Scarborough Shoal is part of the country’s exclusive economic zone that China has been claiming.

Duterte on Sunday said he could not do anything to stop the China’s building activities in the West Philippine Sea including in the Panatag Shoal.

“We cannot stop China from doing its thing. The Americans could not even stop them,” Duterte said before his departure for Myanmar and Thailand.

Carpio said the Panatag Shoal was part of Philippine territory and that it had sovereignty over it.

He made the alarm after noting that China had just completed building its radar stations in Subi Reef, Mischief Reef and Fiery Cross Reef that are composed of concrete hexagonal structures with retractable roofs to house missile batteries.

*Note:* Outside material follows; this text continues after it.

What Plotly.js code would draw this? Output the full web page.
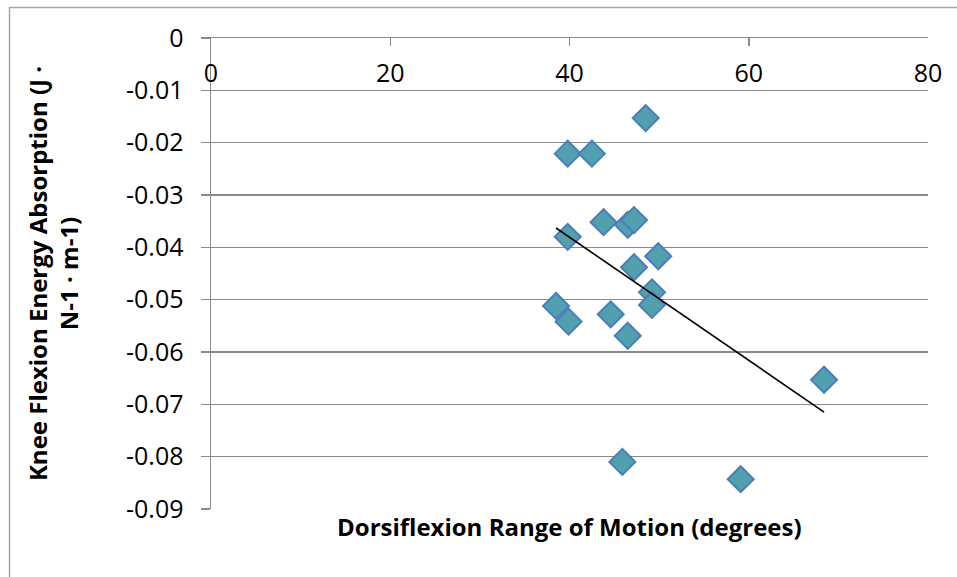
<!DOCTYPE html>
<html>
<head>
<meta charset="utf-8">
<script src="https://cdn.plot.ly/plotly-3.0.1.min.js"></script>
<style>
  html, body { margin: 0; padding: 0; background: #ffffff; }
  #chart { width: 957px; height: 577px; }
</style>
</head>
<body>
<div id="chart"></div>
<script>
// Dorsiflexion range of motion (degrees)
const dorsiflexionROM = [48.5, 39.8, 42.5, 43.8, 46.5, 47.2, 39.8, 49.9, 47.2, 49.2, 49.2, 38.5, 39.9, 44.6, 46.5, 68.4, 59.1, 45.9];
// Knee flexion energy absorption (J · N-1 · m-1)
const kneeEnergyAbsorption = [-0.0153, -0.0221, -0.0221, -0.0352, -0.0357, -0.0348, -0.0380, -0.0417, -0.0438, -0.0486, -0.0510, -0.0512, -0.0542, -0.0528, -0.0569, -0.0653, -0.0843, -0.0810];

const xTickVals = [0, 20, 40, 60, 80];
const xTickLabels = ['0', '20', '40', '60', '80'];
const yTickVals = [0, -0.01, -0.02, -0.03, -0.04, -0.05, -0.06, -0.07, -0.08, -0.09];
const yTickLabels = ['0', '-0.01', '-0.02', '-0.03', '-0.04', '-0.05', '-0.06', '-0.07', '-0.08', '-0.09'];

const xTitle = 'Dorsiflexion Range of Motion (degrees)';
const yTitle = 'Knee Flexion Energy Absorption (J ·<br>N-1 · m-1)';

// Linear trendline (least squares) computed from the data
const n = dorsiflexionROM.length;
const mx = dorsiflexionROM.reduce((a, b) => a + b, 0) / n;
const my = kneeEnergyAbsorption.reduce((a, b) => a + b, 0) / n;
let sxy = 0, sxx = 0;
for (let i = 0; i < n; i++) {
  sxy += (dorsiflexionROM[i] - mx) * (kneeEnergyAbsorption[i] - my);
  sxx += (dorsiflexionROM[i] - mx) ** 2;
}
const slope = sxy / sxx;
const intercept = my - slope * mx;
const xMin = Math.min(...dorsiflexionROM);
const xMax = Math.max(...dorsiflexionROM);
const trendX = [xMin, xMax];
const trendY = trendX.map(x => intercept + slope * x);

const gridGray = '#8a8a8a';
const tickFont = { family: 'Open Sans, sans-serif', size: 25, color: '#000000' };
const titleFont = { family: 'Open Sans, sans-serif', size: 24, color: '#000000', weight: 'bold' };

const data = [
  {
    type: 'scatter',
    mode: 'markers',
    x: dorsiflexionROM,
    y: kneeEnergyAbsorption,
    marker: { symbol: 'diamond', size: 20, color: '#52A0AE', line: { color: '#4A7EBB', width: 2 } },
    showlegend: false,
    hoverinfo: 'x+y'
  },
  {
    type: 'scatter',
    mode: 'lines',
    x: trendX,
    y: trendY,
    line: { color: '#000000', width: 1.6 },
    showlegend: false,
    hoverinfo: 'skip'
  }
];

const layout = {
  width: 957,
  height: 577,
  margin: { l: 211, r: 29, t: 38, b: 68, pad: 0 },
  paper_bgcolor: '#ffffff',
  plot_bgcolor: '#ffffff',
  showlegend: false,
  xaxis: {
    range: [0, 80],
    side: 'top',
    tickvals: xTickVals,
    ticktext: xTickLabels,
    showgrid: false,
    zeroline: false,
    showline: true,
    linecolor: gridGray,
    linewidth: 1.5,
    ticks: 'inside',
    ticklen: 8,
    tickwidth: 1.5,
    tickcolor: gridGray,
    ticklabelposition: 'inside',
    ticklabelstandoff: 20,
    ticklabeloverflow: 'allow',
    tickfont: tickFont,
    fixedrange: true
  },
  yaxis: {
    range: [-0.09, 0],
    tickvals: yTickVals,
    ticktext: yTickLabels,
    showgrid: true,
    gridcolor: gridGray,
    gridwidth: 1.5,
    zeroline: false,
    showline: true,
    linecolor: gridGray,
    linewidth: 1.5,
    ticks: 'outside',
    ticklen: 9,
    tickwidth: 1.5,
    tickcolor: gridGray,
    ticklabelstandoff: 12,
    tickfont: tickFont,
    title: { text: yTitle, font: titleFont, standoff: 40 },
    fixedrange: true
  },
  annotations: [
    {
      xref: 'paper', yref: 'paper',
      x: 0.5, y: 0, yshift: 1,
      xanchor: 'center', yanchor: 'top',
      text: xTitle,
      showarrow: false,
      font: titleFont
    }
  ],
  shapes: [
    {
      type: 'rect', xref: 'paper', yref: 'paper',
      x0: -0.281, x1: 1.5, y0: -0.5, y1: 1.065,
      line: { color: '#a6a6a6', width: 1.5 },
      fillcolor: 'rgba(0,0,0,0)',
      layer: 'below'
    }
  ]
};

Plotly.newPlot('chart', data, layout, { displayModeBar: false, staticPlot: true });
</script>
</body>
</html>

“China will use its HQ-9 surface-to-air missiles to enforce the ADIZ. These missiles are now installed on Woody Island in the Paracels,” Carpio said.

HQ-9 is China’s medium-to long-range  active radar homing surface-to-air missile system similar to the Russian S-300 and American Patriot systems.

“The Chinese will of course also use these same military installations to enforce the 9-dash lines as China’s national boundaries in the South China Sea. That means China will grab 80 percent of Philippine exclusive economic zone and 100 percent of Philippine extended continental shelf in the West Philippine Sea,” Carpio said.

Carpio recalled how China built in 1987 a radar weather station on Fiery Cross Reef (an outcrop in the Spratlys just a meter above water) ostensibly to help Unesco’s global oceanic survey. But about two years ago it turned the weather station into a 270-hectare military air-naval base.

Carpio said this move by China should prompt a stronger response from the government.

“These developments call for a national debate and consensus on how the nation should proceed with its bilateral relations with China,” he said.

Carpio was part of the legal team that presented the country’s case against China’s reclamation in the West Philippine Sea before the UN’s Permanent Court of Arbitration in 2015. He was also among those consulted by President Duterte on the territorial dispute with China.